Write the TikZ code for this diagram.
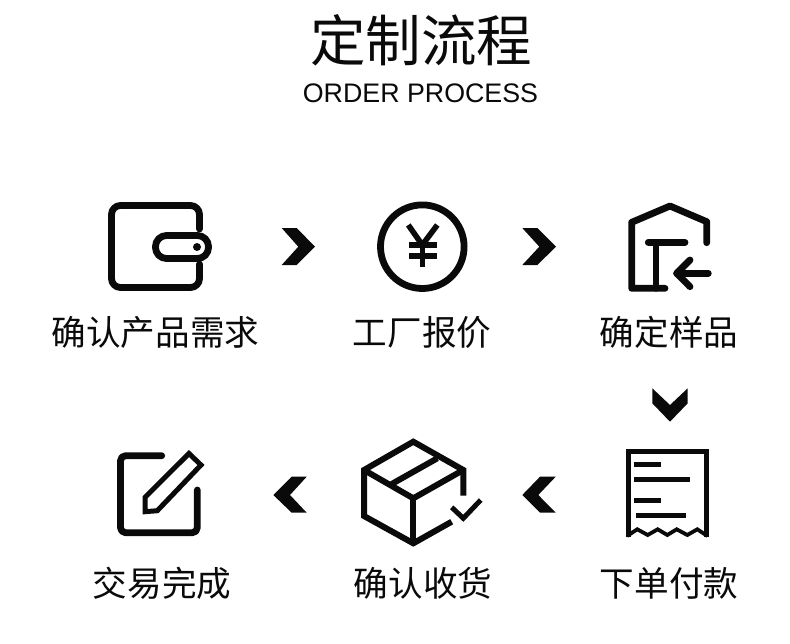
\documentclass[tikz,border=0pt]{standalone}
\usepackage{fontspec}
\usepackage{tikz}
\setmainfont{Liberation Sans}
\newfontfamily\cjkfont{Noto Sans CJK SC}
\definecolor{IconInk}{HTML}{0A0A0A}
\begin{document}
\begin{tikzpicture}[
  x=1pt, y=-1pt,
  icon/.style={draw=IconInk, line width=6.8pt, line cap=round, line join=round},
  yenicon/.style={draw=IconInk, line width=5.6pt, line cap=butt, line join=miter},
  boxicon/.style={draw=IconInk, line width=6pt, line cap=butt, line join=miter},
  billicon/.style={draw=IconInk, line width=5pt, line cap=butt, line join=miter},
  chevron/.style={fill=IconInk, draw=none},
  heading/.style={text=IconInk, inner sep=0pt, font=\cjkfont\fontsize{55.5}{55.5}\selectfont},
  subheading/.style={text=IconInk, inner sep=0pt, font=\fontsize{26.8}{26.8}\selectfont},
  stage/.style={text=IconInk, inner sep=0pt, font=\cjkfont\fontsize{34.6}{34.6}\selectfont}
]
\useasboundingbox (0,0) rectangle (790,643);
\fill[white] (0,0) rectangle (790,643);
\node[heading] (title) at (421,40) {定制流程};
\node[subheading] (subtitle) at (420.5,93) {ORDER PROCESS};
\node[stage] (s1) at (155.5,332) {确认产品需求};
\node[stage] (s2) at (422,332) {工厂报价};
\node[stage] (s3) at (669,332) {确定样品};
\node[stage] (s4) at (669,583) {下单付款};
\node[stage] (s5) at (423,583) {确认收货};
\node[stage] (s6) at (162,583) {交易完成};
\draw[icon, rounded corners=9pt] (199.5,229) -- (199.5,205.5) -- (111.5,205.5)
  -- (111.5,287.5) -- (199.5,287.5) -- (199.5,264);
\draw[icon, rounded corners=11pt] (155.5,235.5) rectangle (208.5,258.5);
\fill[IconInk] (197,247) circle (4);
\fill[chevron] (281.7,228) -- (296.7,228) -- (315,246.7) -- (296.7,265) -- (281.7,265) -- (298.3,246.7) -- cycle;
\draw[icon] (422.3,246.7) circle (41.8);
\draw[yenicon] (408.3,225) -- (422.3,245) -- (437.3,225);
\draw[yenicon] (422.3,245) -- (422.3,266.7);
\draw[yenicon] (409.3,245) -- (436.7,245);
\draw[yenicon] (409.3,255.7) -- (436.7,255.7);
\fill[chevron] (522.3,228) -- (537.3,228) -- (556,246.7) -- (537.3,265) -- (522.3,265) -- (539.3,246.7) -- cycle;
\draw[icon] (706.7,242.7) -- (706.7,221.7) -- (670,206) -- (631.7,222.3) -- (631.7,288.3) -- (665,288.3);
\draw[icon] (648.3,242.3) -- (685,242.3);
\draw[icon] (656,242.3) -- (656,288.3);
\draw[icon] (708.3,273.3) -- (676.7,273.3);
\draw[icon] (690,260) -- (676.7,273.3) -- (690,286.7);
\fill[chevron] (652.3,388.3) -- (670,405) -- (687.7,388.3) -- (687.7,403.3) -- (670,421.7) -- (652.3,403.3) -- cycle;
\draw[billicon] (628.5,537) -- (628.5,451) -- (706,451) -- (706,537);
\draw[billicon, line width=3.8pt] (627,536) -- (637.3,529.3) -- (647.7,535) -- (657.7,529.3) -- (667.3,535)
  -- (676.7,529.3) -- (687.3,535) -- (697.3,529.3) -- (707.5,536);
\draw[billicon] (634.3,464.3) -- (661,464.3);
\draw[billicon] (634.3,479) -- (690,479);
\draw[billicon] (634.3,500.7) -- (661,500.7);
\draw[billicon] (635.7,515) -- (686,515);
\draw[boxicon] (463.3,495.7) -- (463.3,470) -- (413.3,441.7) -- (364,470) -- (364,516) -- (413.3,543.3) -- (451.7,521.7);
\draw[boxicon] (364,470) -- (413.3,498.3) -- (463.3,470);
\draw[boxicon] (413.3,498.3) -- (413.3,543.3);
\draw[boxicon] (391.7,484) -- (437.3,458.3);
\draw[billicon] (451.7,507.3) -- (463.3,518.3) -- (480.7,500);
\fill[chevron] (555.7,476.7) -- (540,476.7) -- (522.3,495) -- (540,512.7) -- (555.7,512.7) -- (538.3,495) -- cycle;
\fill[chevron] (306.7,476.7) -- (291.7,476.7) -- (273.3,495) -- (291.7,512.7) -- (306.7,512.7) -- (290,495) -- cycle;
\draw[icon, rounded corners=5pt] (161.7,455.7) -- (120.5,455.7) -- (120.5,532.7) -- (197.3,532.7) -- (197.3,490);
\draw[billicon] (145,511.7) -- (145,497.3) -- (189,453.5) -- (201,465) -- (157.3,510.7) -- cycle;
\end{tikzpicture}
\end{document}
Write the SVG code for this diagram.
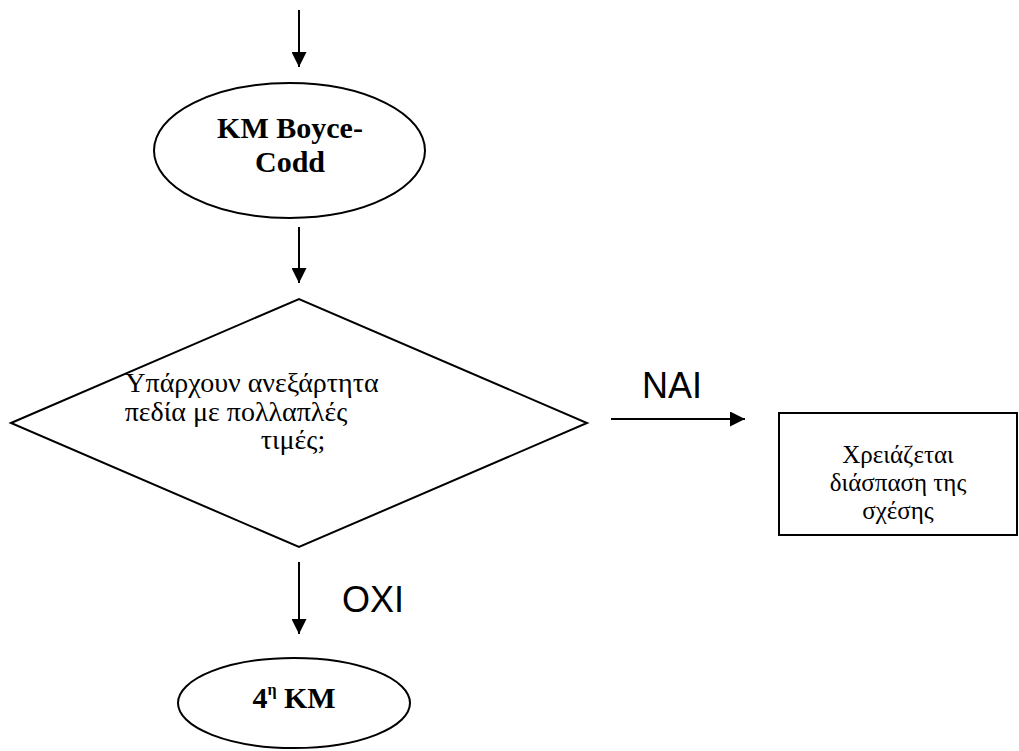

____

» **Challenge**
Quote all the records verbatim, dropping any pictures from your copy.

» **Answer in full**
Write the TikZ code for this diagram.
\documentclass[tikz,border=0pt]{standalone}
\usepackage{fontspec}
\usepackage{tikz}
\setmainfont{Liberation Sans}
\newfontfamily\cjkfont{Noto Sans CJK SC}
\definecolor{IconInk}{HTML}{0A0A0A}
\begin{document}
\begin{tikzpicture}[
  x=1pt, y=-1pt,
  icon/.style={draw=IconInk, line width=6.8pt, line cap=round, line join=round},
  yenicon/.style={draw=IconInk, line width=5.6pt, line cap=butt, line join=miter},
  boxicon/.style={draw=IconInk, line width=6pt, line cap=butt, line join=miter},
  billicon/.style={draw=IconInk, line width=5pt, line cap=butt, line join=miter},
  chevron/.style={fill=IconInk, draw=none},
  heading/.style={text=IconInk, inner sep=0pt, font=\cjkfont\fontsize{55.5}{55.5}\selectfont},
  subheading/.style={text=IconInk, inner sep=0pt, font=\fontsize{26.8}{26.8}\selectfont},
  stage/.style={text=IconInk, inner sep=0pt, font=\cjkfont\fontsize{34.6}{34.6}\selectfont}
]
\useasboundingbox (0,0) rectangle (790,643);
\fill[white] (0,0) rectangle (790,643);
\node[heading] (title) at (421,40) {定制流程};
\node[subheading] (subtitle) at (420.5,93) {ORDER PROCESS};
\node[stage] (s1) at (155.5,332) {确认产品需求};
\node[stage] (s2) at (422,332) {工厂报价};
\node[stage] (s3) at (669,332) {确定样品};
\node[stage] (s4) at (669,583) {下单付款};
\node[stage] (s5) at (423,583) {确认收货};
\node[stage] (s6) at (162,583) {交易完成};
\draw[icon, rounded corners=9pt] (199.5,229) -- (199.5,205.5) -- (111.5,205.5)
  -- (111.5,287.5) -- (199.5,287.5) -- (199.5,264);
\draw[icon, rounded corners=11pt] (155.5,235.5) rectangle (208.5,258.5);
\fill[IconInk] (197,247) circle (4);
\fill[chevron] (281.7,228) -- (296.7,228) -- (315,246.7) -- (296.7,265) -- (281.7,265) -- (298.3,246.7) -- cycle;
\draw[icon] (422.3,246.7) circle (41.8);
\draw[yenicon] (408.3,225) -- (422.3,245) -- (437.3,225);
\draw[yenicon] (422.3,245) -- (422.3,266.7);
\draw[yenicon] (409.3,245) -- (436.7,245);
\draw[yenicon] (409.3,255.7) -- (436.7,255.7);
\fill[chevron] (522.3,228) -- (537.3,228) -- (556,246.7) -- (537.3,265) -- (522.3,265) -- (539.3,246.7) -- cycle;
\draw[icon] (706.7,242.7) -- (706.7,221.7) -- (670,206) -- (631.7,222.3) -- (631.7,288.3) -- (665,288.3);
\draw[icon] (648.3,242.3) -- (685,242.3);
\draw[icon] (656,242.3) -- (656,288.3);
\draw[icon] (708.3,273.3) -- (676.7,273.3);
\draw[icon] (690,260) -- (676.7,273.3) -- (690,286.7);
\fill[chevron] (652.3,388.3) -- (670,405) -- (687.7,388.3) -- (687.7,403.3) -- (670,421.7) -- (652.3,403.3) -- cycle;
\draw[billicon] (628.5,537) -- (628.5,451) -- (706,451) -- (706,537);
\draw[billicon, line width=3.8pt] (627,536) -- (637.3,529.3) -- (647.7,535) -- (657.7,529.3) -- (667.3,535)
  -- (676.7,529.3) -- (687.3,535) -- (697.3,529.3) -- (707.5,536);
\draw[billicon] (634.3,464.3) -- (661,464.3);
\draw[billicon] (634.3,479) -- (690,479);
\draw[billicon] (634.3,500.7) -- (661,500.7);
\draw[billicon] (635.7,515) -- (686,515);
\draw[boxicon] (463.3,495.7) -- (463.3,470) -- (413.3,441.7) -- (364,470) -- (364,516) -- (413.3,543.3) -- (451.7,521.7);
\draw[boxicon] (364,470) -- (413.3,498.3) -- (463.3,470);
\draw[boxicon] (413.3,498.3) -- (413.3,543.3);
\draw[boxicon] (391.7,484) -- (437.3,458.3);
\draw[billicon] (451.7,507.3) -- (463.3,518.3) -- (480.7,500);
\fill[chevron] (555.7,476.7) -- (540,476.7) -- (522.3,495) -- (540,512.7) -- (555.7,512.7) -- (538.3,495) -- cycle;
\fill[chevron] (306.7,476.7) -- (291.7,476.7) -- (273.3,495) -- (291.7,512.7) -- (306.7,512.7) -- (290,495) -- cycle;
\draw[icon, rounded corners=5pt] (161.7,455.7) -- (120.5,455.7) -- (120.5,532.7) -- (197.3,532.7) -- (197.3,490);
\draw[billicon] (145,511.7) -- (145,497.3) -- (189,453.5) -- (201,465) -- (157.3,510.7) -- cycle;
\end{tikzpicture}
\end{document}
Write the SVG code for this diagram.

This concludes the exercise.